Extra features on the disc were pretty slim. Besides the four collectible covers (a la "Reservoir Dogs"), there is really only a Behind the Scenes featurette (8:31). While it covers the origins of the film, the comments from Robert Rodriguez, Frank Miller, and Quentin Tarantino are pretty basic. After watching a movie like "Sin City", this extra feature feels like a drop of water to a man dying of thirst. I am a sponge, and eight-plus minutes of talking do not drench me with information. Also included are trailers for "Mindhunters", "Spider-Man – The '67 Collection", "Lost", and "Desperate Housewives".

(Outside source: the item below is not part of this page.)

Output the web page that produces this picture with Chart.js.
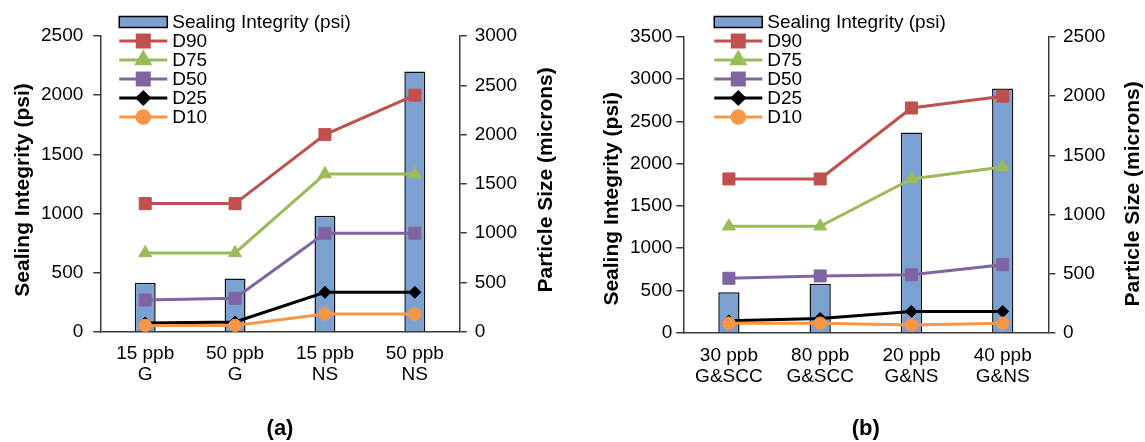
<!DOCTYPE html>
<html>
<head>
<meta charset="utf-8">
<script src="https://cdn.jsdelivr.net/npm/chart.js@4.4.1/dist/chart.umd.min.js"></script>
<style>
  body { margin: 0; background: #fff; }
  #wrap { position: relative; width: 1145px; height: 442px; }
  .box { position: absolute; top: 0; height: 442px; }
</style>
</head>
<body>
<div id="wrap">
  <div class="box" style="left:0;width:572px"><canvas id="chartA"></canvas></div>
  <div class="box" style="left:572px;width:573px"><canvas id="chartB"></canvas></div>
</div>
<script>
// panel (a)
const labelsA = [['15 ppb', 'G'], ['50 ppb', 'G'], ['15 ppb', 'NS'], ['50 ppb', 'NS']];
const sealA = [415, 450, 980, 2200];
const d90A = [1300, 1300, 2000, 2400];
const d75A = [800, 800, 1600, 1600];
const d50A = [322, 340, 1000, 1000];
const d25A = [90, 100, 400, 400];
const d10A = [65, 65, 180, 180];

// panel (b)
const labelsB = [['30 ppb', 'G&SCC'], ['80 ppb', 'G&SCC'], ['20 ppb', 'G&NS'], ['40 ppb', 'G&NS']];
const sealB = [480, 580, 2370, 2890];
const d90B = [1300, 1300, 1900, 2000];
const d75B = [900, 900, 1300, 1400];
const d50B = [460, 480, 490, 575];
const d25B = [100, 120, 180, 180];
const d10B = [80, 80, 65, 80];

const FONT = "'Liberation Sans', Arial, sans-serif";
Chart.defaults.font.family = FONT;
Chart.defaults.color = '#000';

const AXIS = '#3a3a3a';

// legend inside the plot plus the two vertical axis titles (both read bottom-to-top)
const legendBox = {
  id: 'legendBox',
  afterDatasetsDraw(chart, args, opts) {
    const ctx = chart.ctx;
    const area = chart.chartArea;
    const x0 = area.left + opts.x;
    ctx.save();
    ctx.font = '19px ' + FONT;
    ctx.textBaseline = 'middle';
    chart.data.datasets.forEach((ds, i) => {
      const y = opts.y + i * opts.gap;
      if (ds.type === 'line') {
        ctx.strokeStyle = ds.borderColor;
        ctx.lineWidth = 3;
        ctx.beginPath();
        ctx.moveTo(x0, y);
        ctx.lineTo(x0 + 48, y);
        ctx.stroke();
        ctx.fillStyle = ds.backgroundColor;
        Chart.helpers.drawPoint(ctx, {
          pointStyle: ds.pointStyle, radius: ds.pointRadius, borderWidth: 1, rotation: 0
        }, x0 + 24, y);
      } else {
        ctx.fillStyle = ds.backgroundColor;
        ctx.fillRect(x0, y - 5.5, 48, 11);
        ctx.strokeStyle = '#000';
        ctx.lineWidth = 1.5;
        ctx.strokeRect(x0, y - 5.5, 48, 11);
      }
      ctx.fillStyle = '#000';
      ctx.fillText(ds.label, x0 + 53, y + 1);
    });

    const midY = (area.top + area.bottom) / 2;
    ctx.font = 'bold 21px ' + FONT;
    ctx.textAlign = 'center';
    opts.titles.forEach(t => {
      ctx.save();
      ctx.translate(t.x, midY + t.dy);
      ctx.rotate(-Math.PI / 2);
      ctx.fillText(t.text, 0, 0);
      ctx.restore();
    });
    ctx.restore();
  }
};

function lineSet(label, data, color, style, r, order) {
  return {
    type: 'line', label, data, yAxisID: 'y1', order,
    borderColor: color, backgroundColor: color, borderWidth: 3,
    pointStyle: style, pointRadius: r, pointBorderWidth: 1,
    pointBackgroundColor: color, pointBorderColor: color, tension: 0
  };
}

function makeChart(id, labels, seal, d90, d75, d50, d25, d10, cfg) {
  const ctx = document.getElementById(id).getContext('2d');
  return new Chart(ctx, {
    type: 'bar',
    data: {
      labels,
      datasets: [
        { type: 'bar', label: 'Sealing Integrity (psi)', data: seal, yAxisID: 'y', order: 10,
          backgroundColor: '#7ba1d0', borderColor: '#111', borderWidth: 1.5,
          barPercentage: 0.233, categoryPercentage: 1 },
        lineSet('D90', d90, '#c0504d', 'rect', 8.5, 5),
        lineSet('D75', d75, '#9bbb59', 'triangle', 7.5, 4),
        lineSet('D50', d50, '#8064a2', 'rect', 8.5, 3),
        lineSet('D25', d25, '#000000', 'rectRot', 6, 2),
        lineSet('D10', d10, '#f79646', 'circle', 6.3, 1)
      ]
    },
    options: {
      responsive: true,
      maintainAspectRatio: false,
      animation: false,
      layout: { padding: cfg.padding },
      plugins: {
        legend: { display: false },
        tooltip: { enabled: false },
        legendBox: {
          x: cfg.legendX, y: 22, gap: 19,
          titles: [
            { text: 'Sealing Integrity (psi)', x: cfg.leftTitleX, dy: cfg.leftTitleDy },
            { text: 'Particle Size (microns)', x: cfg.rightTitleX, dy: cfg.rightTitleDy }
          ]
        }
      },
      scales: {
        x: {
          grid: { display: true, drawOnChartArea: false, drawTicks: false },
          border: { color: AXIS, width: 1.5 },
          ticks: { font: { size: 19, lineHeight: 1.1 }, padding: cfg.xPad, maxRotation: 0 },
          title: { display: true, text: cfg.name, font: { size: 22, weight: 'bold', lineHeight: 1.2 },
                   padding: { top: cfg.namePad, bottom: 0 } }
        },
        y: {
          position: 'left', min: 0, max: cfg.leftMax,
          grid: { drawOnChartArea: false, tickLength: 7, color: AXIS, lineWidth: 1.5 },
          border: { color: AXIS, width: 1.5 },
          ticks: { stepSize: 500, font: { size: 19 }, padding: cfg.leftTickPad, callback: v => String(v) }
        },
        y1: {
          position: 'right', min: 0, max: cfg.rightMax,
          grid: { drawOnChartArea: false, tickLength: 7, color: AXIS, lineWidth: 1.5 },
          border: { color: AXIS, width: 1.5 },
          ticks: { stepSize: 500, font: { size: 19 }, padding: cfg.rightTickPad, callback: v => String(v) }
        }
      }
    },
    plugins: [legendBox]
  });
}

makeChart('chartA', labelsA, sealA, d90A, d75A, d50A, d25A, d10A, {
  name: '(a)', leftMax: 2500, rightMax: 3000, legendX: 19,
  padding: { left: 31, right: 47, top: 36, bottom: 0 },
  xPad: 11.5, namePad: 19,
  leftTickPad: 10, rightTickPad: 8,
  leftTitleX: 23, leftTitleDy: 6, rightTitleX: 546, rightTitleDy: -4
});

makeChart('chartB', labelsB, sealB, d90B, d75B, d50B, d25B, d10B, {
  name: '(b)', leftMax: 3500, rightMax: 2500, legendX: 31,
  padding: { left: 54, right: 32, top: 37, bottom: 0 },
  xPad: 12.8, namePad: 15.5,
  leftTickPad: 4, rightTickPad: 7.7,
  leftTitleX: 40, leftTitleDy: 14, rightTitleX: 561, rightTitleDy: 9
});
</script>
</body>
</html>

With his involvement and vision, Robert Rodriguez has basically become one of the antiheroes he showcases in the film. Engulfed in a world where the odds were stacked against him, Rodriguez not only pleased fans with a movie that was dedicated to the comic, but developed a box office success as well. Rodriguez is Hartigan, the movie is Nancy, and the Yellow Bastard obstacles tried to make things difficult for everyone involved. Fortunately, we are left with one of the coolest comic flicks ever and the potential for more to come. While the movie is a perfect ten, the DVD is not. Excellent audio and visuals are brought down by a disc void of significant extra features. Rodriguez movies are always stacked with bonus material, so a double dip is inevitable. Personally, I feel the disc is worth the purchase to not only support this excellent film with strong DVD sales, but to tide us over until a more extensive version is officially announced.